I've outlived my father by six years so far. He seemed so old when he died at 39, so grown up. I know he had his problems, but he didn't deal with them in the big way that I feel like I am dealing with this loss. I cried all day long yesterday and the day before. Not constantly, but when I went outside to deal with the laundry or turned the corner into my bedroom, or somehow the wind changed, a great sadness would suddenly descend upon me and I was unable to move for a few moments, except for the movement of my insides, my pounding chest, my pounding head, my tears, my gasps, my anxiety. I don't feel like a 45-year-old man; I feel like that same boy in the eighth grade who cried in private and had no one to understand him or help him figure things out.
All of this is not C's fault. --Okay, is any of this his fault? We got a little too close to his edge; he got very scared; he ran. I understand that need sometimes.
But he said he wouldn't.
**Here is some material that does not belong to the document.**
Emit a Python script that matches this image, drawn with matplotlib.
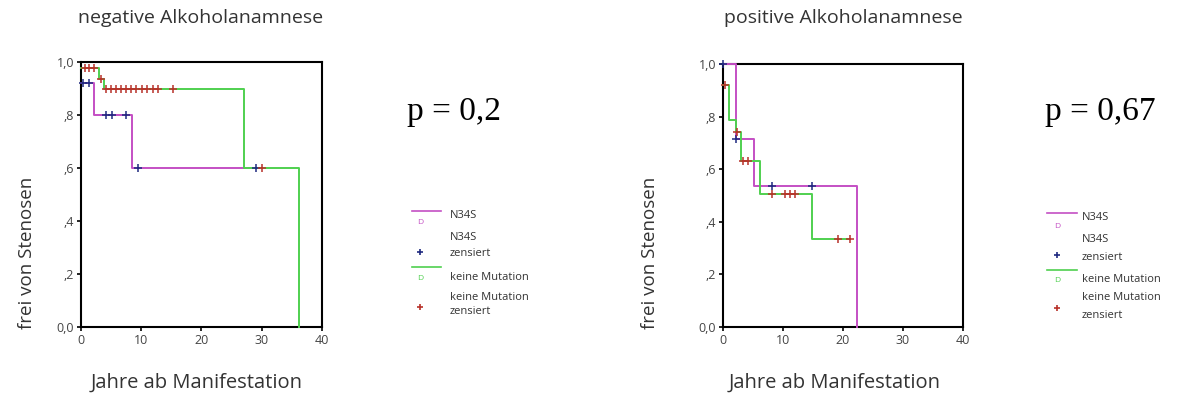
import numpy as np
import matplotlib
matplotlib.use("Agg")
import matplotlib.pyplot as plt
from matplotlib.lines import Line2D

# ---- data -------------------------------------------------------------
group_names = ["N34S", "keine Mutation"]
y_tick_vals = [0.0, 0.2, 0.4, 0.6, 0.8, 1.0]
y_tick_labels = ["0,0", ",2", ",4", ",6", ",8", "1,0"]
x_tick_vals = [0, 10, 20, 30, 40]

# negative Alkoholanamnese
neg_n34s_t = [0.0, 2.1, 8.4, 29.0]
neg_n34s_s = [0.92, 0.80, 0.60, 0.60]
neg_n34s_cens = [0.3, 1.3, 4.2, 5.1, 7.4, 9.4, 29.0]

neg_wt_t = [0.0, 3.0, 3.9, 27.0, 36.1]
neg_wt_s = [0.977, 0.937, 0.90, 0.60, 0.0]
neg_wt_cens = [0.6, 1.3, 2.2, 3.3, 4.2, 5.0, 5.8, 6.6, 7.5, 8.3, 9.2,
               10.1, 11.0, 12.0, 12.8, 15.2, 30.1]

# positive Alkoholanamnese
pos_n34s_t = [0.0, 2.2, 5.1, 22.3]
pos_n34s_s = [1.0, 0.714, 0.536, 0.0]
pos_n34s_cens = [0.0, 2.2, 8.1, 14.9]

pos_wt_t = [0.0, 1.0, 2.1, 3.0, 6.1, 14.9, 21.1]
pos_wt_s = [0.92, 0.786, 0.74, 0.63, 0.505, 0.336, 0.336]
pos_wt_cens = [0.3, 2.3, 3.4, 4.1, 8.1, 10.3, 11.2, 12.0, 19.2, 21.1]

titles = ["negative Alkoholanamnese", "positive Alkoholanamnese"]
p_texts = ["p = 0,2", "p = 0,67"]
x_label = "Jahre ab Manifestation"
y_label = "frei von Stenosen"

# ---- styling ----------------------------------------------------------
C_N34S = "#c44fc4"
C_WT = "#4fd04f"
C_N34S_CENS = "#1f2a80"
C_WT_CENS = "#b8322a"
TXT = "#333333"
SANS = ["Open Sans", "DejaVu Sans"]


def step_value(t, s, x):
    idx = np.searchsorted(np.asarray(t), x, side="right") - 1
    return np.asarray(s)[np.clip(idx, 0, len(s) - 1)]


def km_panel(ax, curves):
    for t, s, cens, lc, cc in curves:
        ax.step(t, s, where="post", color=lc, lw=1.4, clip_on=False, zorder=3)
    for t, s, cens, lc, cc in curves:
        ax.plot(cens, step_value(t, s, cens), ls="none", marker="+",
                ms=6, mew=1.1, color=cc, clip_on=False, zorder=4)
    ax.set_xlim(0, 40)
    ax.set_ylim(0, 1.0)
    ax.set_xticks(x_tick_vals)
    ax.set_yticks(y_tick_vals)
    ax.set_yticklabels(y_tick_labels)
    ax.tick_params(direction="out", length=3, width=1.2, labelsize=9,
                   labelcolor="#444444", pad=2)
    for sp in ax.spines.values():
        sp.set_linewidth(1.5)
        sp.set_color("black")
    for lab in ax.get_xticklabels() + ax.get_yticklabels():
        lab.set_family(SANS)


W, H = 1178, 399
fig = plt.figure(figsize=(W / 100, H / 100), dpi=100)

def fx(px):
    return px / W

def fy(py):
    return 1 - py / H

ax1 = fig.add_axes([fx(81), fy(327), fx(241), (327 - 62) / H])
ax2 = fig.add_axes([fx(723), fy(327), fx(240), (327 - 64) / H])

km_panel(ax1, [
    (neg_n34s_t, neg_n34s_s, np.array(neg_n34s_cens), C_N34S, C_N34S_CENS),
    (neg_wt_t, neg_wt_s, np.array(neg_wt_cens), C_WT, C_WT_CENS),
])
km_panel(ax2, [
    (pos_n34s_t, pos_n34s_s, np.array(pos_n34s_cens), C_N34S, C_N34S_CENS),
    (pos_wt_t, pos_wt_s, np.array(pos_wt_cens), C_WT, C_WT_CENS),
])

# titles, axis labels and p-values
for cx, ttl in zip([201, 843], titles):
    fig.text(fx(cx), fy(18), ttl, ha="center", va="center", fontsize=14,
             color=TXT, family=SANS)
for cx in [27, 650]:
    fig.text(fx(cx), fy(253), y_label, ha="center", va="center", rotation=90,
             fontsize=13.5, color=TXT, family=SANS)
for cx in [197, 835]:
    fig.text(fx(cx), fy(383), x_label, ha="center", va="center",
             fontsize=14.5, color=TXT, family=SANS)
for cx, pt in zip([454, 1100], p_texts):
    fig.text(fx(cx), fy(112), pt, ha="center", va="center", fontsize=24,
             color="black", family=["Liberation Serif", "DejaVu Serif"])


# legends
def legend(x_line0, x_line1, x_sym, x_txt, ys):
    y_l1, y_d1, y_n1, y_c1a, y_c1b, y_cp1, y_l2, y_d2, y_n2, y_c2a, y_c2b, y_cp2 = ys
    fs = 8
    fig.add_artist(Line2D([fx(x_line0), fx(x_line1)], [fy(y_l1), fy(y_l1)],
                          color=C_N34S, lw=1.2))
    fig.text(fx(x_sym), fy(y_d1), "D", color=C_N34S, fontsize=6,
             ha="center", va="center", family=SANS)
    fig.text(fx(x_txt), fy(y_n1), group_names[0], fontsize=fs, color=TXT,
             va="center", family=SANS)
    fig.text(fx(x_txt), fy(y_c1a), group_names[0], fontsize=fs, color=TXT,
             va="center", family=SANS)
    fig.text(fx(x_txt), fy(y_c1b), "zensiert", fontsize=fs, color=TXT,
             va="center", family=SANS)
    fig.add_artist(Line2D([fx(x_sym)], [fy(y_cp1)], marker="+", ms=5,
                          mew=1.2, color=C_N34S_CENS, ls="none"))
    fig.add_artist(Line2D([fx(x_line0), fx(x_line1)], [fy(y_l2), fy(y_l2)],
                          color=C_WT, lw=1.2))
    fig.text(fx(x_sym), fy(y_d2), "D", color=C_WT, fontsize=6,
             ha="center", va="center", family=SANS)
    fig.text(fx(x_txt), fy(y_n2), group_names[1], fontsize=fs, color=TXT,
             va="center", family=SANS)
    fig.text(fx(x_txt), fy(y_c2a), group_names[1], fontsize=fs, color=TXT,
             va="center", family=SANS)
    fig.text(fx(x_txt), fy(y_c2b), "zensiert", fontsize=fs, color=TXT,
             va="center", family=SANS)
    fig.add_artist(Line2D([fx(x_sym)], [fy(y_cp2)], marker="+", ms=5,
                          mew=1.2, color=C_WT_CENS, ls="none"))


legend(412, 441, 420, 450,
       [211, 223, 215, 238, 253, 252, 267, 278, 278, 297, 312, 307])
legend(1047, 1077, 1057, 1082,
       [213, 227, 218, 240, 257, 255, 270, 280, 280, 298, 316, 308])

fig.savefig("out.png", dpi=100)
Over and over again, I expressed my fears of being abandoned; again and again he said he would not do that. He said he was there for me. He said "I love you," he called me his "dear, dear beautiful friend"...
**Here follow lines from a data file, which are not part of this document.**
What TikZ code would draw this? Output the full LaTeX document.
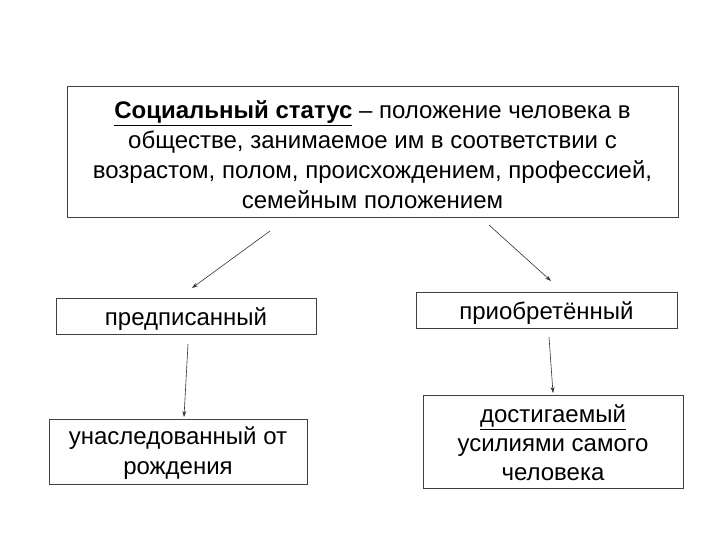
\documentclass[tikz,border=0pt]{standalone}
\usepackage{fontspec}
\setmainfont{Liberation Sans}
\usetikzlibrary{arrows.meta}
\begin{document}
\begin{tikzpicture}[x=1pt,y=-1pt,
  box/.style={draw=black!75,line width=0.8pt,fill=white,inner sep=0pt},
  lbl/.style={font=\fontsize{24}{30}\selectfont,align=center},
  arr/.style={draw=black!80,line width=0.6pt,-{Stealth[length=6pt,width=4pt]}}]
\useasboundingbox (0,0) rectangle (720,540);
\fill[white] (0,0) rectangle (720,540);
% boxes
\draw[box] (67,86) rectangle (678,217);
\node[lbl] (top) at (372.5,155) {\textbf{\underline{Социальный статус}} – положение человека в\\обществе, занимаемое им в соответствии с\\возрастом, полом, происхождением, профессией,\\семейным положением};
\draw[box] (56,298) rectangle (316,334);
\node[lbl] (pre) at (186,319) {предписанный};
\draw[box] (416,292) rectangle (677,328);
\node[lbl] (acq) at (546.5,313) {приобретённый};
\draw[box] (49,419) rectangle (307,484);
\node[lbl] (inh) at (178,453.5) {унаследованный от\\рождения};
\draw[box] (423,395) rectangle (683,488);
\node[lbl,font=\fontsize{24}{29}\selectfont] (ach) at (553,443) {\underline{достигаемый}\\усилиями самого\\человека};
% arrow endpoints
\coordinate (a1s) at (270,231); \coordinate (a1e) at (192,288);
\coordinate (a2s) at (489,225); \coordinate (a2e) at (551,281);
\coordinate (a3s) at (188,344); \coordinate (a3e) at (184,417);
\coordinate (a4s) at (549,337); \coordinate (a4e) at (553,393);
\draw[arr] (a1s) -- (a1e);
\draw[arr] (a2s) -- (a2e);
\draw[arr] (a3s) -- (a3e);
\draw[arr] (a4s) -- (a4e);
\end{tikzpicture}
\end{document}
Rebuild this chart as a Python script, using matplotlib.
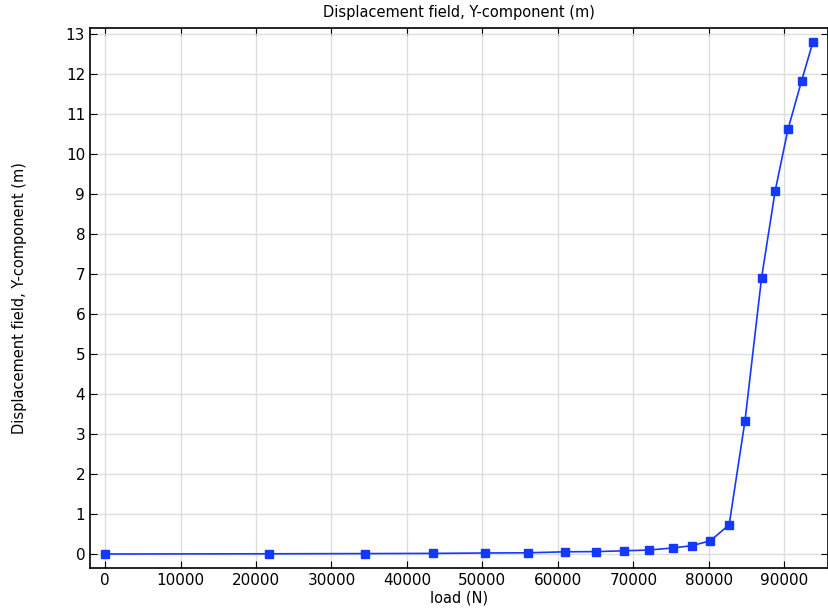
import matplotlib.pyplot as plt
import numpy as np

# load (N) vs displacement Y-component (m)
load = [0, 21700, 34400, 43400, 50400, 56100, 61000, 65100, 68800, 72100,
        75200, 77800, 80200, 82700, 84800, 87000, 88800, 90500, 92300, 93800]
disp = [0.0, 0.005, 0.01, 0.015, 0.025, 0.03, 0.055, 0.06, 0.08, 0.1,
        0.15, 0.21, 0.33, 0.73, 3.33, 6.91, 9.08, 10.62, 11.83, 12.8]

xticks = list(range(0, 100000, 10000))
yticks = list(range(0, 14))

color = '#1538ff'

fig = plt.figure(figsize=(8.29, 6.14), dpi=100)
ax = fig.add_axes([90 / 829, 1 - 568 / 614, (829 - 91) / 829, (568 - 28) / 614])

ax.plot(load, disp, '-s', color=color, lw=1.2, ms=5.8, mec=color, mfc=color)

ax.set_xlim(-2000, 95800)
ax.set_ylim(-0.35, 13.15)
ax.set_xticks(xticks)
ax.set_yticks(yticks)
ax.grid(True, color='#dddddd', lw=1)
ax.set_axisbelow(True)
ax.tick_params(direction='in', top=True, right=True, length=5, labelsize=11)
for s in ax.spines.values():
    s.set_linewidth(1.2)

ax.set_title('Displacement field, Y-component (m)', fontsize=10.5, pad=8)
ax.set_xlabel('load (N)', fontsize=10.5, labelpad=2)
ax.set_ylabel('Displacement field, Y-component (m)', fontsize=10.5, labelpad=28)

fig.savefig('out.png', dpi=100)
What do I do with all of this? Where do I put my sadness? C came strong into my life shortly after Timmy my cat died. And now for some reason, the sadness of Timmy is back. Day before yesterday I was drawn to his grave and just sobbed uncontrollably for 10 minutes. C was a nice substitute for the uncomplicated love I had for and from my cat. The love C and I shared was always complicated, but it was as deep as any love I have felt for a man, and special because it was not sex-based.
There were trust issues on C's part because of my sexuality. He seemed more sure and confident of my sexuality than even I am. He seems to have some stuckness around what that means, what it means to him, what it should mean to me. I've tried to work through these things, have tried to process all of my fears and anxiety through him. He said he was open to that, said "bring it on" in so many words. And so I did.
And then he pulled away. And now I feel abandoned. I've printed out our email and text correspondence - 43 pages of 10-point Arial typeface. I'm trying to figure it out. I wonder if one last therapy session with him would be possible or even a good idea?